Description Matthew Farrellee 2009-03-12 13:26:54 UTC
condor-low-latency-1.0-11.el5
condor-7.2.2-0.7.el5

handle_get_work: Checking if slot 1 is known
Exception in thread Thread-1444:
Traceback (most recent call last):
  File "/usr/lib64/python2.4/threading.py", line 442, in __bootstrap
    self.run()
  File "/usr/lib64/python2.4/threading.py", line 422, in run
    self.__target(*self.__args, **self.__kwargs)
  File "/usr/sbin/carod", line 575, in handle_exit
    os.chdir(work_cwd)
OSError: [Errno 2] No such file or directory: '/var/lib/condor/execute/dir_2219' 

When processing a few hundred jobs this error was seen once, and has not been reproduced over a thousand jobs.

Comment 1 Robert Rati 2009-03-13 18:41:09 UTC
The error was actually in handle_exit, not handle_get_work.  Added additional exception handling and re-worked how the chdir is handled.  Now there is a check for the existence of work_cwd and if it doesn't exist will handle the case gracefully and release the message for it to be consumed by another run/machine.

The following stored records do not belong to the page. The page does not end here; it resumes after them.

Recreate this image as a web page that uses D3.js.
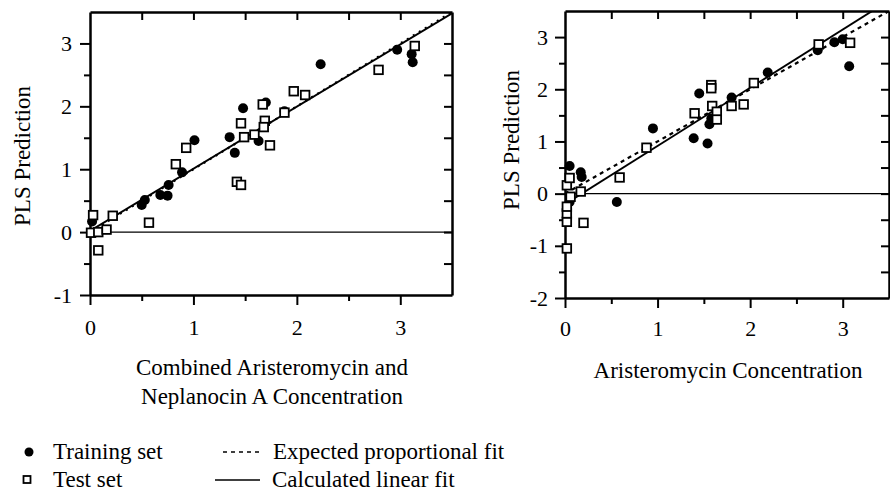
<!DOCTYPE html>
<html><head><meta charset="utf-8">
<script src="https://cdn.jsdelivr.net/npm/d3@7"></script>
<style>
body{margin:0;background:#fff}
svg{display:block}
text{font-family:"Liberation Serif","Times New Roman",serif;fill:#000}
</style>
</head><body>
<svg id="c" width="890" height="495"></svg>
<script>
// ---------- data ----------
const xTickLabels = [0, 1, 2, 3];
const leftYTickLabels = [-1, 0, 1, 2, 3];
const rightYTickLabels = [-2, -1, 0, 1, 2, 3];

// Left panel: combined Aristeromycin + Neplanocin A
const leftTrainX = [0.02, 0.50, 0.53, 0.68, 0.75, 0.76, 0.89, 1.01, 1.35, 1.40, 1.48, 1.63, 1.70, 1.88, 2.23, 2.97, 3.11, 3.12];
const leftTrainY = [0.17, 0.43, 0.51, 0.59, 0.58, 0.75, 0.95, 1.46, 1.51, 1.26, 1.97, 1.45, 2.06, 1.92, 2.67, 2.90, 2.83, 2.70];
const leftTestX = [0.03, 0.01, 0.08, 0.16, 0.08, 0.22, 0.57, 0.83, 0.93, 1.42, 1.46, 1.46, 1.49, 1.59, 1.67, 1.69, 1.68, 1.74, 1.88, 1.97, 2.08, 2.79, 3.14];
const leftTestY = [0.27, -0.01, 0.00, 0.04, -0.29, 0.26, 0.15, 1.08, 1.34, 0.80, 0.75, 1.73, 1.51, 1.55, 2.03, 1.77, 1.67, 1.38, 1.90, 2.24, 2.18, 2.58, 2.96];
const leftLinearFit = [0.02, 0.988];       // [intercept, slope]
const leftProportionalFit = [0, 1];

// Right panel: Aristeromycin
const rightTrainX = [0.05, 0.17, 0.18, 0.05, 0.56, 0.95, 1.39, 1.45, 1.54, 1.56, 1.58, 1.80, 2.19, 2.73, 2.91, 3.00, 3.07];
const rightTrainY = [0.53, 0.41, 0.32, -0.16, -0.16, 1.25, 1.06, 1.92, 0.96, 1.33, 1.44, 1.84, 2.32, 2.75, 2.90, 2.96, 2.44];
const rightTestX = [0.02, 0.02, 0.02, 0.02, 0.02, 0.05, 0.06, 0.20, 0.17, 0.59, 0.88, 1.40, 1.58, 1.58, 1.59, 1.64, 1.64, 1.80, 1.93, 2.04, 2.74, 3.08];
const rightTestY = [-1.05, -0.54, -0.38, -0.25, 0.16, 0.30, -0.06, -0.56, 0.04, 0.31, 0.88, 1.54, 2.08, 2.02, 1.68, 1.57, 1.42, 1.68, 1.71, 2.12, 2.86, 2.89];
const rightLinearFit = [-0.2, 1.115];
const rightProportionalFit = [0, 1];

const legendLabels = ["Training set", "Test set", "Expected proportional fit", "Calculated linear fit"];

// ---------- drawing ----------
const svg = d3.select("#c");
const FS = 23;   // titles & legend
const TFS = 22;  // tick labels

const panels = [
  {id:"L", xr:[90,452], yr:[295,12], yd:[-1,3.5], yTicks:leftYTickLabels,
   trX:leftTrainX, trY:leftTrainY, teX:leftTestX, teY:leftTestY,
   lin:leftLinearFit, prop:leftProportionalFit, dash:"2,5", xPad:14, yPad:8},
  {id:"R", xr:[565,889], yr:[298,11], yd:[-2,3.5], yTicks:rightYTickLabels,
   trX:rightTrainX, trY:rightTrainY, teX:rightTestX, teY:rightTestY,
   lin:rightLinearFit, prop:rightProportionalFit, dash:"4,4", xPad:12, yPad:7}
];

function styleAxis(g, sw){
  g.attr("font-family",null).attr("font-size",null);
  g.selectAll("path.domain").attr("stroke","#000").attr("stroke-width",sw);
  g.selectAll(".tick line").attr("stroke","#000").attr("stroke-width",2);
  g.selectAll(".tick text").style("font-size",TFS+"px");
}

panels.forEach(p=>{
  const x = d3.scaleLinear().domain([0,3.5]).range(p.xr);
  const y = d3.scaleLinear().domain(p.yd).range(p.yr);
  const g = svg.append("g");
  const xMinor = [0.5,1.5,2.5];
  const yMinor = d3.range(p.yd[0]+0.5, 3.5, 1);
  const xAll = d3.range(0.5, 3.5, 0.5);
  const yAll = d3.range(p.yd[0]+0.5, 3.5, 0.5);

  g.append("clipPath").attr("id","clip"+p.id).append("rect")
    .attr("x",p.xr[0]).attr("y",p.yr[1]).attr("width",p.xr[1]-p.xr[0]).attr("height",p.yr[0]-p.yr[1]);

  g.append("line").attr("x1",p.xr[0]).attr("x2",p.xr[1]).attr("y1",y(0)).attr("y2",y(0))
    .attr("stroke","#000").attr("stroke-width",1.4);

  const xs = [0, 3.5];
  const line = d3.line().x(d=>x(d[0])).y(d=>y(d[1]));
  g.append("path").attr("clip-path","url(#clip"+p.id+")")
    .attr("d", line(xs.map(v=>[v, p.prop[0]+p.prop[1]*v])))
    .attr("fill","none").attr("stroke","#000").attr("stroke-width",2.2).attr("stroke-dasharray",p.dash);
  g.append("path").attr("clip-path","url(#clip"+p.id+")")
    .attr("d", line(xs.map(v=>[v, p.lin[0]+p.lin[1]*v])))
    .attr("fill","none").attr("stroke","#000").attr("stroke-width",1.9);

  const b = g.append("g").attr("transform",`translate(0,${p.yr[0]})`)
    .call(d3.axisBottom(x).tickValues(xTickLabels).tickSize(10).tickSizeOuter(0).tickPadding(p.xPad).tickFormat(d3.format("d")));
  styleAxis(b,2.5);
  const bm = g.append("g").attr("transform",`translate(0,${p.yr[0]})`)
    .call(d3.axisBottom(x).tickValues(xMinor).tickSize(6).tickFormat(""));
  bm.select("path.domain").remove(); styleAxis(bm,0);

  const l = g.append("g").attr("transform",`translate(${p.xr[0]},0)`)
    .call(d3.axisLeft(y).tickValues(p.yTicks).tickSize(10).tickSizeOuter(0).tickPadding(p.yPad).tickFormat(d3.format("d")));
  styleAxis(l,2.5);
  l.selectAll(".tick text").text(d=>d<0 ? "-"+Math.abs(d) : d);
  const lm = g.append("g").attr("transform",`translate(${p.xr[0]},0)`)
    .call(d3.axisLeft(y).tickValues(yMinor).tickSize(6).tickFormat(""));
  lm.select("path.domain").remove(); styleAxis(lm,0);

  const t = g.append("g").attr("transform",`translate(0,${p.yr[1]})`)
    .call(d3.axisTop(x).tickValues(xAll).tickSize(-8).tickSizeOuter(0).tickFormat(""));
  styleAxis(t,2.5);
  const r = g.append("g").attr("transform",`translate(${p.xr[1]},0)`)
    .call(d3.axisRight(y).tickValues(yAll).tickSize(-8).tickSizeOuter(0).tickFormat(""));
  styleAxis(r,2.5);

  g.selectAll("circle.tr").data(p.trX.map((v,i)=>[v,p.trY[i]])).join("circle")
    .attr("cx",d=>x(d[0])).attr("cy",d=>y(d[1])).attr("r",5).attr("fill","#000");
  g.selectAll("rect.te").data(p.teX.map((v,i)=>[v,p.teY[i]])).join("rect")
    .attr("x",d=>x(d[0])-4.3).attr("y",d=>y(d[1])-4.3).attr("width",8.6).attr("height",8.6)
    .attr("fill","#fff").attr("stroke","#000").attr("stroke-width",1.8);
});

svg.append("text").attr("transform","translate(22,156) rotate(-90)").attr("text-anchor","middle")
  .attr("dy","0.35em").style("font-size",FS+"px").text("PLS Prediction");
svg.append("text").attr("transform","translate(511,140) rotate(-90)").attr("text-anchor","middle")
  .attr("dy","0.35em").style("font-size",FS+"px").text("PLS Prediction");
svg.append("text").attr("x",272).attr("y",375).attr("text-anchor","middle").style("font-size",FS+"px")
  .text("Combined Aristeromycin and");
svg.append("text").attr("x",272).attr("y",404).attr("text-anchor","middle").style("font-size",FS+"px")
  .text("Neplanocin A Concentration");
svg.append("text").attr("x",728).attr("y",378).attr("text-anchor","middle").style("font-size",FS+"px")
  .text("Aristeromycin Concentration");

const lg = svg.append("g");
lg.append("circle").attr("cx",29).attr("cy",452).attr("r",4.5).attr("fill","#000");
lg.append("text").attr("x",53).attr("y",459).style("font-size",FS+"px").text(legendLabels[0]);
lg.append("rect").attr("x",23.5).attr("y",476).attr("width",7).attr("height",7).attr("fill","#fff").attr("stroke","#000").attr("stroke-width",1.8);
lg.append("text").attr("x",53).attr("y",487).style("font-size",FS+"px").text(legendLabels[1]);
lg.append("line").attr("x1",223).attr("x2",262).attr("y1",452).attr("y2",452).attr("stroke","#000").attr("stroke-width",1.6).attr("stroke-dasharray","4,4");
lg.append("text").attr("x",273).attr("y",459).style("font-size",FS+"px").text(legendLabels[2]);
lg.append("line").attr("x1",215).attr("x2",260).attr("y1",480).attr("y2",480).attr("stroke","#000").attr("stroke-width",1.6);
lg.append("text").attr("x",272).attr("y",487).style("font-size",FS+"px").text(legendLabels[3]);
</script>
</body></html>
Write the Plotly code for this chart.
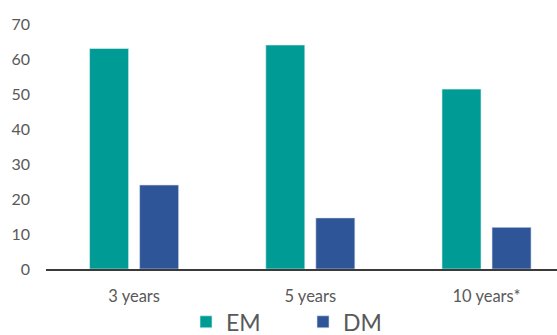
import plotly.graph_objects as go

categories = ["3 years", "5 years", "10 years*"]
em_values = [63, 64, 51.4]
dm_values = [24, 14.6, 11.9]
y_ticks = [0, 10, 20, 30, 40, 50, 60, 70]

fig = go.Figure()
fig.add_bar(name="EM", x=categories, y=em_values, marker=dict(color="#009B95", line=dict(color="#dff2f1", width=0.6)))
fig.add_bar(name="DM", x=categories, y=dm_values, marker=dict(color="#2E5597", line=dict(color="#dde3ee", width=0.6)))

fig.update_layout(
    width=557, height=335,
    margin=dict(l=46, r=0, t=24, b=66, autoexpand=False),
    paper_bgcolor="white", plot_bgcolor="white",
    barmode="group", bargap=0.432, bargroupgap=0.22,
    font=dict(family="Lato, Open Sans, sans-serif", color="#595959", size=16),
    showlegend=True,
    legend=dict(orientation="h", x=0.274, xanchor="left", y=-0.128, yanchor="top",
                font=dict(size=23, color="#595959"), itemwidth=30, tracegroupgap=0,
                entrywidth=72, entrywidthmode="pixels",
                borderwidth=0, bgcolor="rgba(0,0,0,0)"),
)
fig.update_xaxes(range=[-0.5, 2.4], showline=True, linecolor="#3a3a3a", linewidth=1.5,
                 showgrid=False, ticks="", ticklabelstandoff=11, tickfont=dict(size=16.5))
fig.update_yaxes(range=[0, 70], tickvals=y_ticks, showgrid=False, zeroline=False,
                 showline=False, ticks="", ticklabelstandoff=15, tickfont=dict(size=16))

fig.write_html("out.html")
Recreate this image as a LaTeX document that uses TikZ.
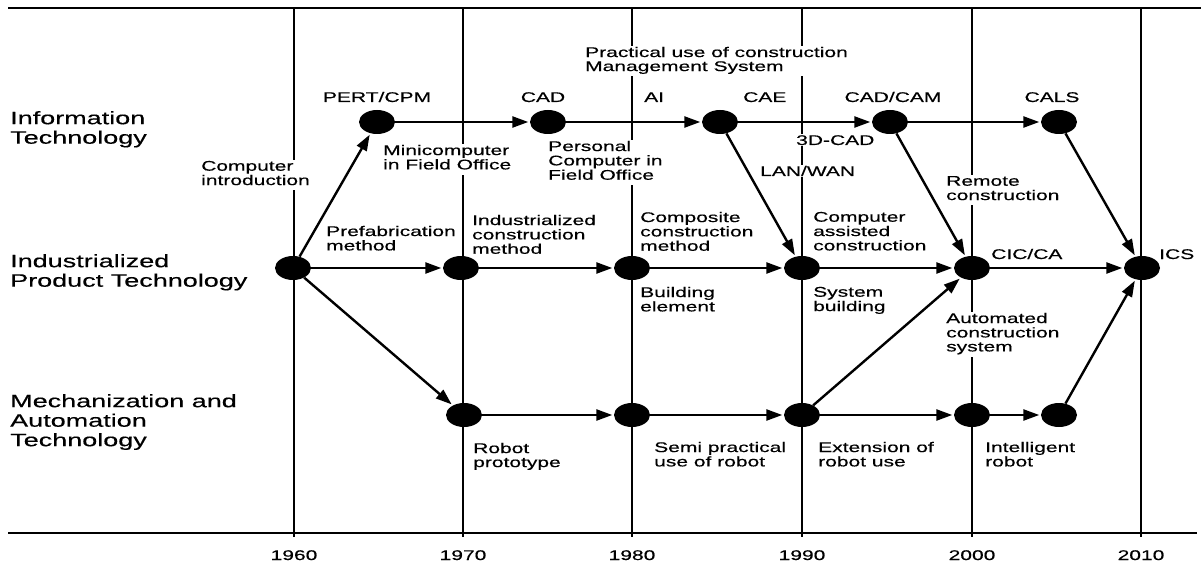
\documentclass[tikz,border=0pt]{standalone}
\usepackage{fontspec}
\setmainfont[FakeStretch=1.5,FakeBold=0.4]{Liberation Sans}
\usetikzlibrary{arrows.meta,shapes.geometric}
\newcommand\smallfnt{\fontsize{14}{14}\selectfont}
\newcommand\largefnt{\fontsize{18}{19.5}\selectfont}
\newcommand\mlines[1]{\begin{tabular}{@{}l@{}}#1\end{tabular}}
\begin{document}
\begin{tikzpicture}[x=1pt,y=-1pt,
 dot/.style={ellipse, fill=black, minimum width=36pt, minimum height=24pt, inner sep=0pt},
 arr/.style={line width=2.4pt, -{Triangle[length=16pt,width=11pt]}, shorten >=1.5pt},
 gridline/.style={line width=1.4pt},
 frameline/.style={line width=2pt},
 lbl/.style={anchor=north west, inner sep=1pt, fill=white, font=\smallfnt},
 caplbl/.style={anchor=base, inner sep=1pt, fill=white, font=\smallfnt},
 capw/.style={anchor=base west, inner sep=1pt, fill=white, font=\smallfnt},
 rowlbl/.style={anchor=north west, inner sep=1pt, font=\largefnt},
 yr/.style={anchor=base, inner sep=1pt, font=\smallfnt}]
\useasboundingbox (0,0) rectangle (1201,564);

% frame lines
\coordinate (tl) at (8,8);
\coordinate (tr) at (1201,8);
\coordinate (bl) at (8,533);
\coordinate (br) at (1197,533);
\draw[frameline] (tl) -- (tr);
\draw[frameline] (bl) -- (br);

% decade grid lines
\foreach \x/\n in {294/60,463/70,632/80,802/90,972/00,1141/10}{
  \coordinate (gt\n) at (\x,8);
  \coordinate (gb\n) at (\x,537);
  \draw[gridline] (gt\n) -- (gb\n);
}
\node[yr] (yr60) at (294,560) {1960};
\node[yr] (yr70) at (463,560) {1970};
\node[yr] (yr80) at (632,560) {1980};
\node[yr] (yr90) at (802,560) {1990};
\node[yr] (yr00) at (972,560) {2000};
\node[yr] (yr10) at (1141,560) {2010};

% row labels
\node[rowlbl] (rowIT) at (9,109.35) {\mlines{Information\\Technology}};
\node[rowlbl] (rowIP) at (9,252.35) {\mlines{Industrialized\\Product Technology}};
\node[rowlbl] (rowMA) at (9,392.35) {\mlines{Mechanization and\\Automation\\Technology}};

% labels
\node[lbl] (lpract) at (584,45.7) {\mlines{Practical use of construction\\Management System}};
\node[lbl] (lmini) at (382,143.7) {\mlines{Minicomputer\\in Field Office}};
\node[lbl] (lpers) at (547,139.7) {\mlines{Personal\\Computer in\\Field Office}};
\node[lbl] (lcomp) at (200,159.7) {\mlines{Computer\\introduction}};
\node[lbl] (lremote) at (945,174.7) {\mlines{Remote\\construction}};
\node[lbl] (lprefab) at (325,224.7) {\mlines{Prefabrication\\method}};
\node[lbl] (lindm) at (471,213.7) {\mlines{Industrialized\\construction\\method}};
\node[lbl] (lcompos) at (639,210.7) {\mlines{Composite\\construction\\method}};
\node[lbl] (lcassist) at (812,210.7) {\mlines{Computer\\assisted\\construction}};
\node[lbl] (lbuild) at (639,285.7) {\mlines{Building\\element}};
\node[lbl] (lsys) at (812,285.7) {\mlines{System\\building}};
\node[lbl] (lauto) at (945,311.7) {\mlines{Automated\\construction\\system}};
\node[lbl] (lrobot) at (472,441.7) {\mlines{Robot\\prototype}};
\node[lbl] (lsemi) at (653,440.7) {\mlines{Semi practical\\use of robot}};
\node[lbl] (lext) at (817,440.7) {\mlines{Extension of\\robot use}};
\node[lbl] (lintel) at (984,440.7) {\mlines{Intelligent\\robot}};

\node[caplbl] (lpert) at (377,102) {PERT/CPM};
\node[caplbl] (lcad) at (543,102) {CAD};
\node[capw] (lai) at (643,102) {AI};
\node[capw] (lcae) at (742,102) {CAE};
\node[caplbl] (lcadcam) at (893,102) {CAD/CAM};
\node[caplbl] (lcals) at (1052,102) {CALS};
\node[capw] (l3d) at (795,145) {3D-CAD};
\node[capw] (llan) at (759,176) {LAN/WAN};
\node[capw] (lcic) at (990,259) {CIC/CA};
\node[capw] (lics) at (1158,259) {ICS};

% nodes
\node[dot] (pert) at (377,122) {};
\node[dot] (cad) at (548,122) {};
\node[dot] (cae) at (720,122) {};
\node[dot] (cadcam) at (890,122) {};
\node[dot] (cals) at (1059,122) {};
\node[dot] (m60) at (293,268) {};
\node[dot] (m70) at (461,268) {};
\node[dot] (m80) at (632,268) {};
\node[dot] (m90) at (802,268) {};
\node[dot] (m00) at (972,268) {};
\node[dot] (m10) at (1142,268) {};
\node[dot] (b70) at (464,415) {};
\node[dot] (b80) at (632,415) {};
\node[dot] (b90) at (802,415) {};
\node[dot] (b00) at (972,415) {};
\node[dot] (b05) at (1059,415) {};

% arrows
\draw[arr] (m60) -- (pert);
\draw[arr] (m60) -- (m70);
\draw[arr] (m60) -- (b70);
\draw[arr] (pert) -- (cad);
\draw[arr] (cad) -- (cae);
\draw[arr] (cae) -- (cadcam);
\draw[arr] (cadcam) -- (cals);
\draw[arr] (cae) -- (m90);
\draw[arr] (cadcam) -- (m00);
\draw[arr] (cals) -- (m10);
\draw[arr] (m70) -- (m80);
\draw[arr] (m80) -- (m90);
\draw[arr] (m90) -- (m00);
\draw[arr] (m00) -- (m10);
\draw[arr] (b70) -- (b80);
\draw[arr] (b80) -- (b90);
\draw[arr] (b90) -- (b00);
\draw[arr] (b00) -- (b05);
\draw[arr] (b90) -- (m00);
\draw[arr] (b05) -- (m10);
\end{tikzpicture}
\end{document}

Ran 20k+ messages through the system and never saw this error.

Fixed in:
condor-low-latency-1.0-12

Comment 3 Martin Kudlej 2009-04-07 07:29:13 UTC
I have already tested this with 40k messages in BZ489874 without exception in logs. See  https://bugzilla.redhat.com/show_bug.cgi?id=489874#c4

-->VERIFIED

Comment 5 errata-xmlrpc 2009-04-21 16:19:09 UTC
An advisory has been issued which should help the problem
described in this bug report. This report is therefore being
closed with a resolution of ERRATA. For more information
on therefore solution and/or where to find the updated files,
please follow the link below. You may reopen this bug report
if the solution does not work for you.

http://rhn.redhat.com/errata/RHEA-2009-0434.html